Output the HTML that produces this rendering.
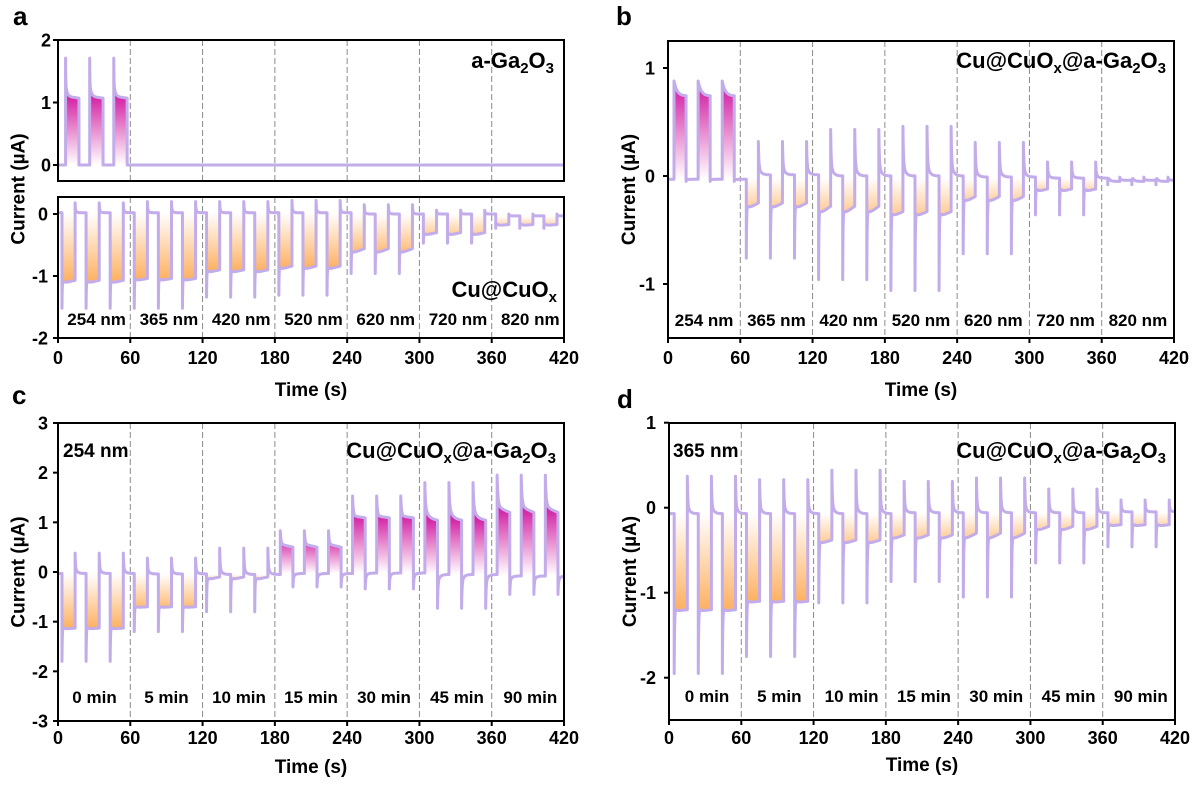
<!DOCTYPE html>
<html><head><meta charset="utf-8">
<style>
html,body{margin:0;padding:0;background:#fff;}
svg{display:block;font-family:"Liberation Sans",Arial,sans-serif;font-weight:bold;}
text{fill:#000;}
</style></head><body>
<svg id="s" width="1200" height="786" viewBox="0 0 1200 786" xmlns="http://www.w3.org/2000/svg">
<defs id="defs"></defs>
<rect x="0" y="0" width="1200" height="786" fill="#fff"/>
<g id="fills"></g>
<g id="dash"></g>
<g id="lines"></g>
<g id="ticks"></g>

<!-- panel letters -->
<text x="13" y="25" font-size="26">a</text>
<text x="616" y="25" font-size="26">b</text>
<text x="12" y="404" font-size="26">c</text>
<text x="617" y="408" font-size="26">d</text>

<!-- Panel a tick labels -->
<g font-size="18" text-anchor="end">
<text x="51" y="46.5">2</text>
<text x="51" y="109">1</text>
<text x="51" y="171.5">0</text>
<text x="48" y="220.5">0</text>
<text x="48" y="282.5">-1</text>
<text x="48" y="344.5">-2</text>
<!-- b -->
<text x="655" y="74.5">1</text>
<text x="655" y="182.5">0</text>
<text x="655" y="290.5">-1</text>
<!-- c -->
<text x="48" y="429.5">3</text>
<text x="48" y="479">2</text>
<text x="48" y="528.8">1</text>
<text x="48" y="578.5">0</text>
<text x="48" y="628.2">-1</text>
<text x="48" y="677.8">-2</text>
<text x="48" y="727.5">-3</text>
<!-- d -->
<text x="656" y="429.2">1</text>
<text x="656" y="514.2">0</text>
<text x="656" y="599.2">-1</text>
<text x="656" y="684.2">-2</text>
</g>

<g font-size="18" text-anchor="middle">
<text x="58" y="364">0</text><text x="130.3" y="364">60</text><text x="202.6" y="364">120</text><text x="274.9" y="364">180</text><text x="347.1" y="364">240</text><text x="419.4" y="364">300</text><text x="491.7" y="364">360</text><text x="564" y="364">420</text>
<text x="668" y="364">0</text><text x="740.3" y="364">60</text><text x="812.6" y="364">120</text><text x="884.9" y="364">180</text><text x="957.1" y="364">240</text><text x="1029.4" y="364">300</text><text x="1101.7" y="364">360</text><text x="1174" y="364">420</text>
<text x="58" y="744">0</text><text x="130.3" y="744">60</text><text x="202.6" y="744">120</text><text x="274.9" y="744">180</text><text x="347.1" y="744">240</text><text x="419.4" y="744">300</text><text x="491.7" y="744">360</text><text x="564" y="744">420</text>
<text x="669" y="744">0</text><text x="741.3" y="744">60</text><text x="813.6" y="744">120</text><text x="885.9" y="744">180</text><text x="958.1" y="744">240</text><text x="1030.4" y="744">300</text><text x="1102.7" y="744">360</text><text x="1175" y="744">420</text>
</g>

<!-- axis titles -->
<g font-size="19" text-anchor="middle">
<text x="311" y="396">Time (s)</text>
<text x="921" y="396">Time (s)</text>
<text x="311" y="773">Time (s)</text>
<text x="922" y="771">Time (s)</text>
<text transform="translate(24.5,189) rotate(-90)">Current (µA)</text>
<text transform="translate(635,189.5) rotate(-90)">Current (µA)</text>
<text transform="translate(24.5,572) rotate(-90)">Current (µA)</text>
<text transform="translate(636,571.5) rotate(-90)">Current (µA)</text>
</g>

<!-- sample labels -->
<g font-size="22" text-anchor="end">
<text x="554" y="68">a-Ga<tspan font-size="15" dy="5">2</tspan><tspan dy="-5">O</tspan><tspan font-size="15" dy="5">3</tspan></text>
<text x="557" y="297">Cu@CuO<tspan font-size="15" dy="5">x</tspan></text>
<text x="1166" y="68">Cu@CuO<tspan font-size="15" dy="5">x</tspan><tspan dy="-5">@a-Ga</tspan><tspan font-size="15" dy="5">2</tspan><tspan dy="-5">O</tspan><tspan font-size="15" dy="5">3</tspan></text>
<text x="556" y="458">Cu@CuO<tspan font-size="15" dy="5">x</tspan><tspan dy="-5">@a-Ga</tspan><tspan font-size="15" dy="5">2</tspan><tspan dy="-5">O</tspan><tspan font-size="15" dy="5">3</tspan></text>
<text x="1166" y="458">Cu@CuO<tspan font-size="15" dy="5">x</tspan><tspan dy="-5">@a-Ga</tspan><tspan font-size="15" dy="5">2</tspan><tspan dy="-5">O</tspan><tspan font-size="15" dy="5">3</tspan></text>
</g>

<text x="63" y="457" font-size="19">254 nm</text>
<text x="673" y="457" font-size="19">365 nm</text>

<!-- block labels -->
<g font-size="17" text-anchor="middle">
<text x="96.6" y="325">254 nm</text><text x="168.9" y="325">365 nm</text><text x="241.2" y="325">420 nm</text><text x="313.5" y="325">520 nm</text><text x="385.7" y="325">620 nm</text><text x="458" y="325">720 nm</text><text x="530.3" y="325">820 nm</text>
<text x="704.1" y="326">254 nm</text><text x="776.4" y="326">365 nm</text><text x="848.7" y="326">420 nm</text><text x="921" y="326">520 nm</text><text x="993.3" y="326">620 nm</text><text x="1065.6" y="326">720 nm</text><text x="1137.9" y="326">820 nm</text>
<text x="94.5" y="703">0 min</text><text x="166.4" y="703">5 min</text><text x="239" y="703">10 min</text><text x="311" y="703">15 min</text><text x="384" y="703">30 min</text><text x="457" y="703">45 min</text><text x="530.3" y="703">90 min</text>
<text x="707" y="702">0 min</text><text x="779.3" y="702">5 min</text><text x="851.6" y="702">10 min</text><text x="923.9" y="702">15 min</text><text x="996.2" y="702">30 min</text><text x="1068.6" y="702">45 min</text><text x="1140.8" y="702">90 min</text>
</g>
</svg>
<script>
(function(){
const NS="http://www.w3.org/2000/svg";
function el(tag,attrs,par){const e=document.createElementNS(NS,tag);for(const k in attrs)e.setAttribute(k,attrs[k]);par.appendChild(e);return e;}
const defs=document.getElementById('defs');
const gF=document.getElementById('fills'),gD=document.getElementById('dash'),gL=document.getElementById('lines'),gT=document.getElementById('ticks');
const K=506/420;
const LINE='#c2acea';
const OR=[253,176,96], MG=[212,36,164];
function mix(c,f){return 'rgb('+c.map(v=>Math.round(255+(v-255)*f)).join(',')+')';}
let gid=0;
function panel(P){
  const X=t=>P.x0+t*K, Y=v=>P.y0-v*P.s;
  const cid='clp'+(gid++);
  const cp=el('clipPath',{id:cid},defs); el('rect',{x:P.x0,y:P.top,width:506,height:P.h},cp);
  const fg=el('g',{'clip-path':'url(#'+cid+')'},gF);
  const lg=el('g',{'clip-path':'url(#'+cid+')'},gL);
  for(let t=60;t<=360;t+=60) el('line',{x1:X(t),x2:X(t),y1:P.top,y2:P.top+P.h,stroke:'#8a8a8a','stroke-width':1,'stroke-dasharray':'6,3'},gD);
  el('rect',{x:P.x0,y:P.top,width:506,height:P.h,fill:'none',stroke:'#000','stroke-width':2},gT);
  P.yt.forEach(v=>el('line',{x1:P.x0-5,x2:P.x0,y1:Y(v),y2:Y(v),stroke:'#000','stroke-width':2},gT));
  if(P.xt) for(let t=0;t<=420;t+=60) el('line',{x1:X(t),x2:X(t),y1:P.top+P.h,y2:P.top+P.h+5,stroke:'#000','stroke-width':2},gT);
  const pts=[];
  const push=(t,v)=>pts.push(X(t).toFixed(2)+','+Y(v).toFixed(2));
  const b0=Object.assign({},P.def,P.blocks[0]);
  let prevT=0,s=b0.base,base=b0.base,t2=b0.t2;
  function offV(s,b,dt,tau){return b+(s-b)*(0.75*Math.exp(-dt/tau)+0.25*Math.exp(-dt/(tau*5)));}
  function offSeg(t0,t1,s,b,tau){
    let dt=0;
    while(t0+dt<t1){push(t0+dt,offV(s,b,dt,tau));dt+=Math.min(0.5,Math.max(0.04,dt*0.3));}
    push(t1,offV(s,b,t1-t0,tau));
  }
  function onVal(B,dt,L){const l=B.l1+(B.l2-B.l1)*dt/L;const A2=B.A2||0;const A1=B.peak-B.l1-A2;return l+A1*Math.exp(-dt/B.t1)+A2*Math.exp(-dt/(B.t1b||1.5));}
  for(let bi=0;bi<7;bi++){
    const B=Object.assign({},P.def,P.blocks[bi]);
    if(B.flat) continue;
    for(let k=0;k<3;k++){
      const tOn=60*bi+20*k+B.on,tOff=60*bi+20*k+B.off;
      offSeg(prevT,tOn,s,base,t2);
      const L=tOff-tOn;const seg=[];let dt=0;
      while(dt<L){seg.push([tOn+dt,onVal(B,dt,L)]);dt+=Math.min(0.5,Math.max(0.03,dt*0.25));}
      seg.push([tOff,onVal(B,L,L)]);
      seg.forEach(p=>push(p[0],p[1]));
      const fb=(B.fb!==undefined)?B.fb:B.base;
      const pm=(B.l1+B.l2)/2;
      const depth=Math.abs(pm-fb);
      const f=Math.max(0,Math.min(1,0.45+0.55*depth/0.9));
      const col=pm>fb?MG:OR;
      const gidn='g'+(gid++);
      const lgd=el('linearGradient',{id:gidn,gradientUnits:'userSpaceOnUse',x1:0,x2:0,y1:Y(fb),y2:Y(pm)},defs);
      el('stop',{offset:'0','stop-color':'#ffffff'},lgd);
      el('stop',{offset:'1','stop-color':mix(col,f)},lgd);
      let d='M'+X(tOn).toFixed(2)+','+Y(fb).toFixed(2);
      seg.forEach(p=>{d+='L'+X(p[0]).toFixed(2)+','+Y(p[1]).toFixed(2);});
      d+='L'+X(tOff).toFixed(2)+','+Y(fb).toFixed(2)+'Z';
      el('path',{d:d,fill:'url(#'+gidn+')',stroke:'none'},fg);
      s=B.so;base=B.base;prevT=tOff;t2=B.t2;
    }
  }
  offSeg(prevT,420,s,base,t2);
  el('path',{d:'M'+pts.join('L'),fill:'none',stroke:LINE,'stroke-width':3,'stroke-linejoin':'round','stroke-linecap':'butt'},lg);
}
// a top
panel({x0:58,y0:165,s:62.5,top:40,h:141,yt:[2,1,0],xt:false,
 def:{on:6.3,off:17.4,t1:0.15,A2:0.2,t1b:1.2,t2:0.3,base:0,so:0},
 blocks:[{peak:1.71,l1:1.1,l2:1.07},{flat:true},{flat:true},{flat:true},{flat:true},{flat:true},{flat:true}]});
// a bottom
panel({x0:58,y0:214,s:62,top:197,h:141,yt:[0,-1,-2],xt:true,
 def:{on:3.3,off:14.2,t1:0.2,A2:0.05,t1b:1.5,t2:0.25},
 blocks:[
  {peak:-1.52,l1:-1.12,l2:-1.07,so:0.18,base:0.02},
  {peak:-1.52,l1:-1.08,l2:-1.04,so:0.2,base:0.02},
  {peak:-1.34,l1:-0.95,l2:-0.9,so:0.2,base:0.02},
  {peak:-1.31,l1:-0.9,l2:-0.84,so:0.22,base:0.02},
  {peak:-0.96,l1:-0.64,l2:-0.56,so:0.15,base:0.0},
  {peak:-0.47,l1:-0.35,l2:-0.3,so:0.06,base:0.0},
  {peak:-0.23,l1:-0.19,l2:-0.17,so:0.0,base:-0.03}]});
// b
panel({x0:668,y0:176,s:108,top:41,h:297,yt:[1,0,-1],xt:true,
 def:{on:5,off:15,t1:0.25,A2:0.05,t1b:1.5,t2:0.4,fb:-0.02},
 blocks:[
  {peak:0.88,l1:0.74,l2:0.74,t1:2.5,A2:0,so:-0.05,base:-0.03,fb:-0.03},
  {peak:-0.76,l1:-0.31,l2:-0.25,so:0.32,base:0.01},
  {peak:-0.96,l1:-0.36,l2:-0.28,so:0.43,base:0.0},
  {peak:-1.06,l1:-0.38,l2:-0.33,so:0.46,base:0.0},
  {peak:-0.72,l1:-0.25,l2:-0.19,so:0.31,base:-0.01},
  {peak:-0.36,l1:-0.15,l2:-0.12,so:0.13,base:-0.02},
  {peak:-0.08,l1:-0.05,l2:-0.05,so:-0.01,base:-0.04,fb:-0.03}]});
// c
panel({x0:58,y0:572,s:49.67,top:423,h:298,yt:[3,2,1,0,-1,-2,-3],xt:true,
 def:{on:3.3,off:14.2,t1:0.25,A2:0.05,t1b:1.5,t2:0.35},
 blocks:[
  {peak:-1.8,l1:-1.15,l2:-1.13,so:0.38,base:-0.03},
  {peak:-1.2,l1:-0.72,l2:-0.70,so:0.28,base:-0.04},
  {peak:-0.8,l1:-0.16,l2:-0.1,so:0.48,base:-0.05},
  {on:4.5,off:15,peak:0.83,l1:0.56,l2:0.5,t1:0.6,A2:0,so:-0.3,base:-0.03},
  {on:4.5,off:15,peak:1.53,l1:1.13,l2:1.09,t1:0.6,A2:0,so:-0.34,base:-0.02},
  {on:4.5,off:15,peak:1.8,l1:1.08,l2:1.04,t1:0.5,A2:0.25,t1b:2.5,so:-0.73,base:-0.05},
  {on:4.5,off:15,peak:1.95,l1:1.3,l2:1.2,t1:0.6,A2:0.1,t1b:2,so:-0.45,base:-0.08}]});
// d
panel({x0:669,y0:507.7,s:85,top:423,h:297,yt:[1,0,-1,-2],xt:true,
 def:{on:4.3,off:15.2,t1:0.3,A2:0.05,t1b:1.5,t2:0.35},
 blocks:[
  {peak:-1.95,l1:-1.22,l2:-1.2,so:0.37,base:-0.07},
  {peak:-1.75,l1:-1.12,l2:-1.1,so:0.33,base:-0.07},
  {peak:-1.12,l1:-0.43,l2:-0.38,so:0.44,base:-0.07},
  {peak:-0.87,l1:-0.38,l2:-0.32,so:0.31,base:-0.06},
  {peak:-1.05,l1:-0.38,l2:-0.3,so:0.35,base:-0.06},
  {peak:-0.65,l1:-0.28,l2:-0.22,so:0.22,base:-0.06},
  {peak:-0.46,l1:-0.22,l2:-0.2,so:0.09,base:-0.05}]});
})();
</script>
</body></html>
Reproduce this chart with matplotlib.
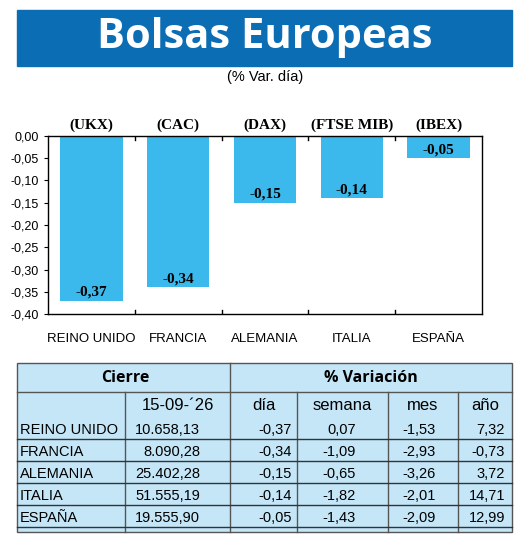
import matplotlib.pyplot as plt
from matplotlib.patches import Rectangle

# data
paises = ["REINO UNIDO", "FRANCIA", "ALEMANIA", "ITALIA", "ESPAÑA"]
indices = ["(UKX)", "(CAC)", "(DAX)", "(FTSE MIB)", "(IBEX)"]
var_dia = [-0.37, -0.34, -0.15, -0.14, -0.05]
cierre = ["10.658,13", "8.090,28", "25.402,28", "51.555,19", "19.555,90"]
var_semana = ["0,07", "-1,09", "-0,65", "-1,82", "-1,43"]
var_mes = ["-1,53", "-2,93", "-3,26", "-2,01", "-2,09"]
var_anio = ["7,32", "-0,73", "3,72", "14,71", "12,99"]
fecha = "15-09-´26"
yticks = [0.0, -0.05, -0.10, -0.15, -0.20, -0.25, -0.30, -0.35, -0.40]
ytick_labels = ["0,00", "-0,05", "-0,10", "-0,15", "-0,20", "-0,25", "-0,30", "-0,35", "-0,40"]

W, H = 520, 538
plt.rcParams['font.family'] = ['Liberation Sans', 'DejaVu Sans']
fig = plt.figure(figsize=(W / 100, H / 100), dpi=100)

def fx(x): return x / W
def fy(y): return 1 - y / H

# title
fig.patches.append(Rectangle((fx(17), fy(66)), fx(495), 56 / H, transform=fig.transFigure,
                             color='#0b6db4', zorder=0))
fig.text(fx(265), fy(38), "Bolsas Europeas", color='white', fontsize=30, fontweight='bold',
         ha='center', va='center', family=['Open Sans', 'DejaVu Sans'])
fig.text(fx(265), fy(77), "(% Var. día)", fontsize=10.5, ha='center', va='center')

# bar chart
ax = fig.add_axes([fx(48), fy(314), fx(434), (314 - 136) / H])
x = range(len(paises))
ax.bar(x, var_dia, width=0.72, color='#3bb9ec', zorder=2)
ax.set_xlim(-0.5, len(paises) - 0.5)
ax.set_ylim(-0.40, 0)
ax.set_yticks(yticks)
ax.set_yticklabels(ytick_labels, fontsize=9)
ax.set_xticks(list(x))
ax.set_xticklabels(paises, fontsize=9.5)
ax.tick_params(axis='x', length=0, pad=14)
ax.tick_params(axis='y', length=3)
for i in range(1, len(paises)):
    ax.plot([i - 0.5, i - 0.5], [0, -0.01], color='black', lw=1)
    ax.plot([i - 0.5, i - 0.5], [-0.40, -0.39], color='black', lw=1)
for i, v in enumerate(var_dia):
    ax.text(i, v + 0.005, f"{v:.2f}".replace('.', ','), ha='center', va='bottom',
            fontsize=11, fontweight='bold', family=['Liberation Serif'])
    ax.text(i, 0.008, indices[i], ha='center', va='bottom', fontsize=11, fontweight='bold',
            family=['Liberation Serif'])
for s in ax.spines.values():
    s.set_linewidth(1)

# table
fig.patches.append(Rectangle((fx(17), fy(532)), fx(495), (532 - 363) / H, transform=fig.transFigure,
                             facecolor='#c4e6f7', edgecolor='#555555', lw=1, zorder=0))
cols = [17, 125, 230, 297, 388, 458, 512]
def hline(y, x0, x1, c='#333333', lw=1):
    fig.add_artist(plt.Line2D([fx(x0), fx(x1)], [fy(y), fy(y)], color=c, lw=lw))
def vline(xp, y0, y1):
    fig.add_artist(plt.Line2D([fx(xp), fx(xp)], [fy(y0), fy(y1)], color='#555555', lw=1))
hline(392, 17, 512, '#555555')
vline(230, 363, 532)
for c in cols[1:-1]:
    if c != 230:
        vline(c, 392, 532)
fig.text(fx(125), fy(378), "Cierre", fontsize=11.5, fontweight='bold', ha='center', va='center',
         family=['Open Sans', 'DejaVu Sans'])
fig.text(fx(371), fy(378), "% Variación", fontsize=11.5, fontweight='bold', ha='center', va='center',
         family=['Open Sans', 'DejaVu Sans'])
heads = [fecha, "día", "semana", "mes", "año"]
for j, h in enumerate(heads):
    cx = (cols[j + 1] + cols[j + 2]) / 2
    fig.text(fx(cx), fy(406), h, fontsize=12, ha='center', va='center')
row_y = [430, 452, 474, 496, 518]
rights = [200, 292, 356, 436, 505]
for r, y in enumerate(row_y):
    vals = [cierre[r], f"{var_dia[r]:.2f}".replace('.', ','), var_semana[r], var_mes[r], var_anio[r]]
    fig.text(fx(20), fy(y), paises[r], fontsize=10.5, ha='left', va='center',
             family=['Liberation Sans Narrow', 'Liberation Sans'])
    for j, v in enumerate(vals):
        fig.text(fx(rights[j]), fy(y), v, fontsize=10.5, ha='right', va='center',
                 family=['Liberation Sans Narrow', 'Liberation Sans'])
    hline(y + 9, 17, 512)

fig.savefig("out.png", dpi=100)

┄┄┄┄┄┄┄┄┄┄

Brief:
Show all lines from the records above where the word "chart" occurs.

Task answer:
Reproduce this chart with matplotlib.
# bar chart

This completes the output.